Recursively search through jailer style fractal key ring for car key

Find key and hold it between thumb and forefinger

Manoeuvre hand so as to separate car key from others

Insert into hole

Rotate

...etc.

------
liyanchang
The best interface is indeed no interface and it's the end goal of a long
design and product process.

There's probably some Maslow's hierarchy for design that looks like (designer
friends - please let me what wheel I'm reinventing please):

1\. The system has to be told exactly how to perform a task. 2\. The system
has reasonable defaults on how to do it. You push execute. 3\. The system
knows what you want and just does it.

The car key app requiring 13 steps means we're still in phase 1. The fact that
it works at all is forward progress because before you couldn't do it at all!
(One might argue that it's right now not useful and I would probably agree
with that.[0][1])

The next step forward is probably to geofence your car and when you're near, a
push notification asks you if you'd like to open your car door.

Finally, we get to the two step walk to door, open door.

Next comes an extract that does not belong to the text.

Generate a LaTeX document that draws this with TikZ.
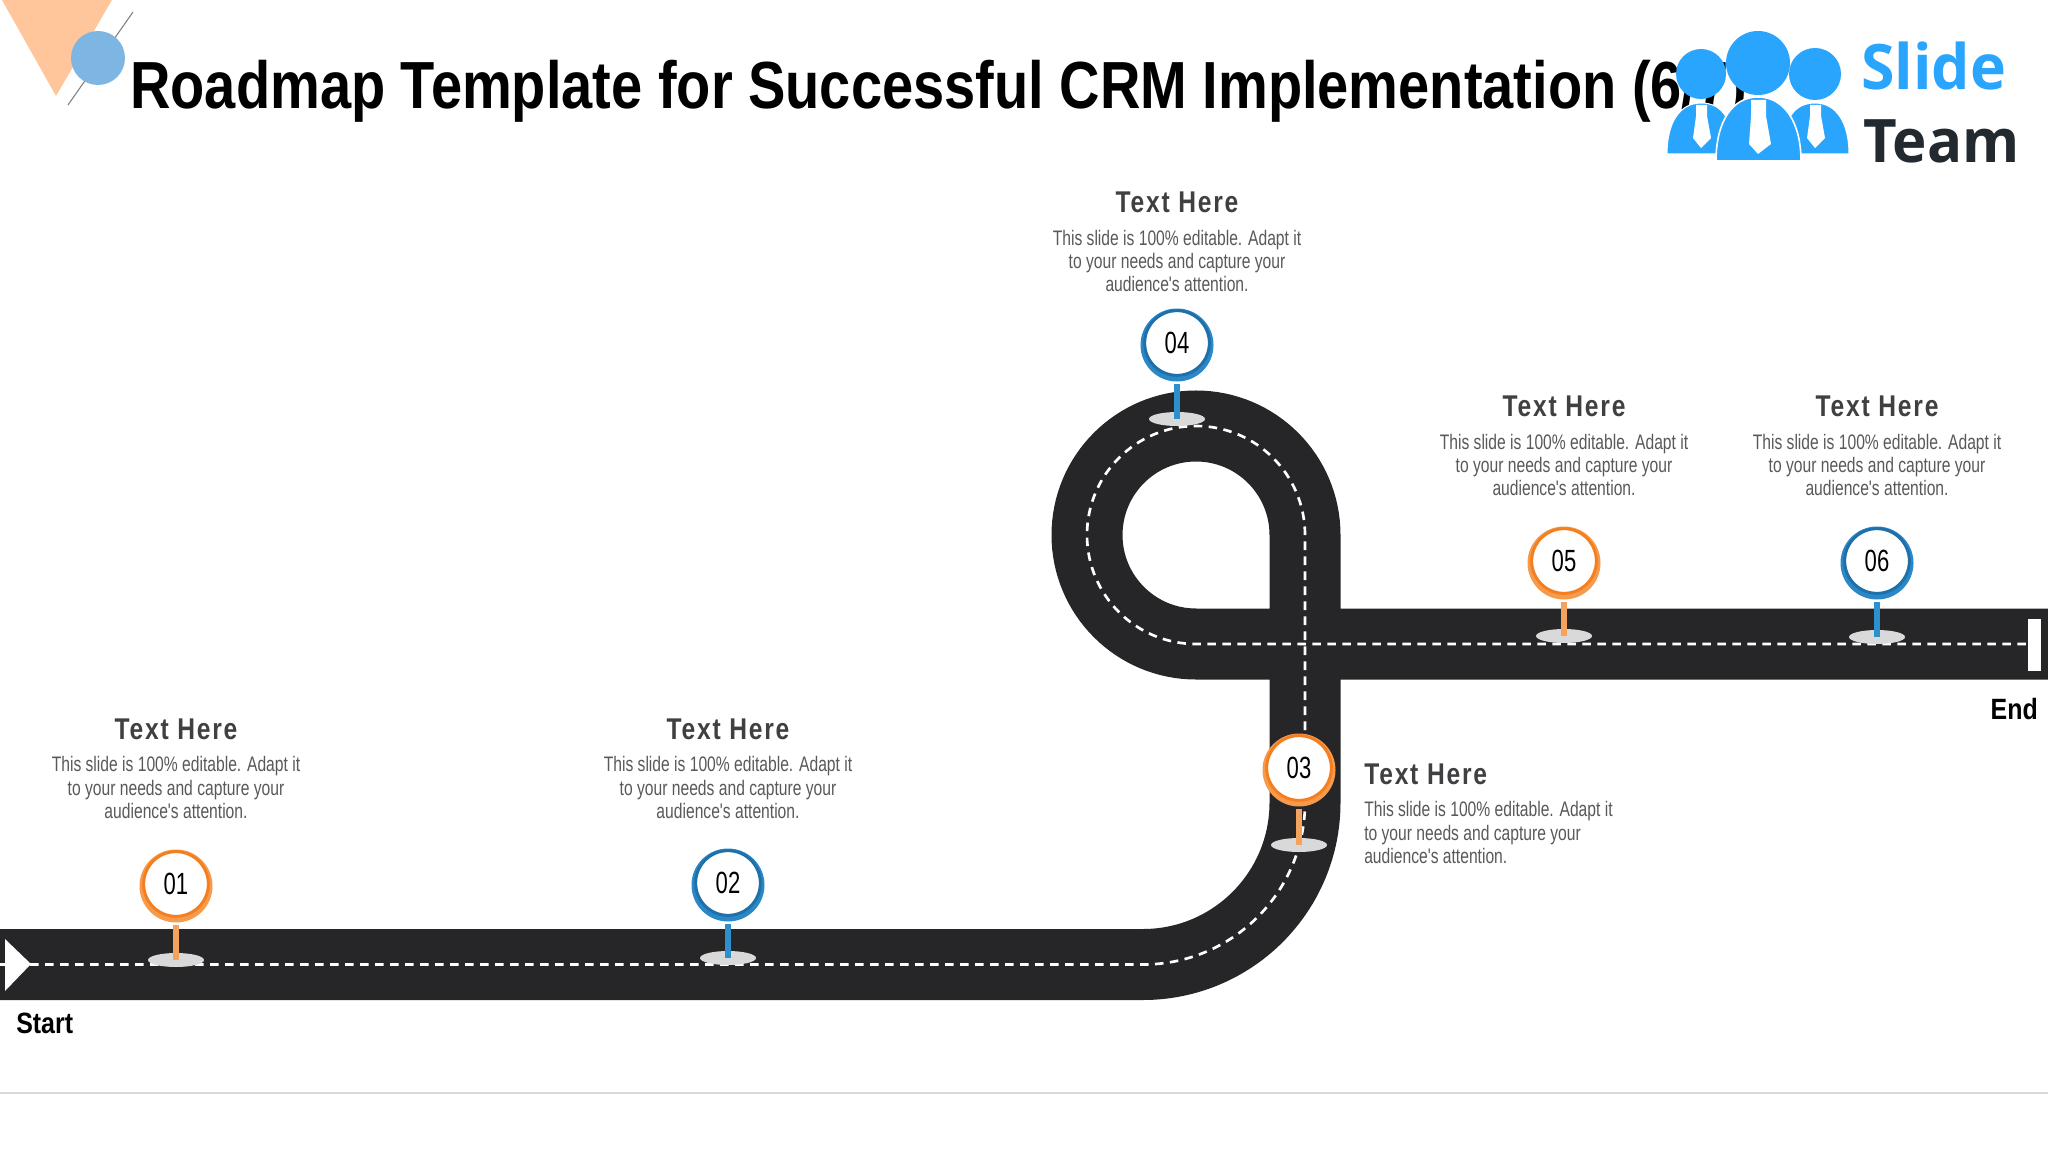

We've got a long way to go and I applaud Mr. Krishna for pushing us further
along. It does seem therefore that we should encourage app designers to
continue to make apps with clunky interfaces so that we can begin the journey
towards the goal - no interface at all.

I'd actually love to hear examples of systems that leapfrog from nonexistence
to it's final evolution without intermediate steps. That would be really
fascinating.

[0] Unrelated - rented a car once with remote keyless entry and keyless start
- it is indeed a magical experience when the key never has to leave your
pocket.

[1] Having gone through winter on the East Coast recently, I do think phone
remote start might singlehandedly make the app worth it.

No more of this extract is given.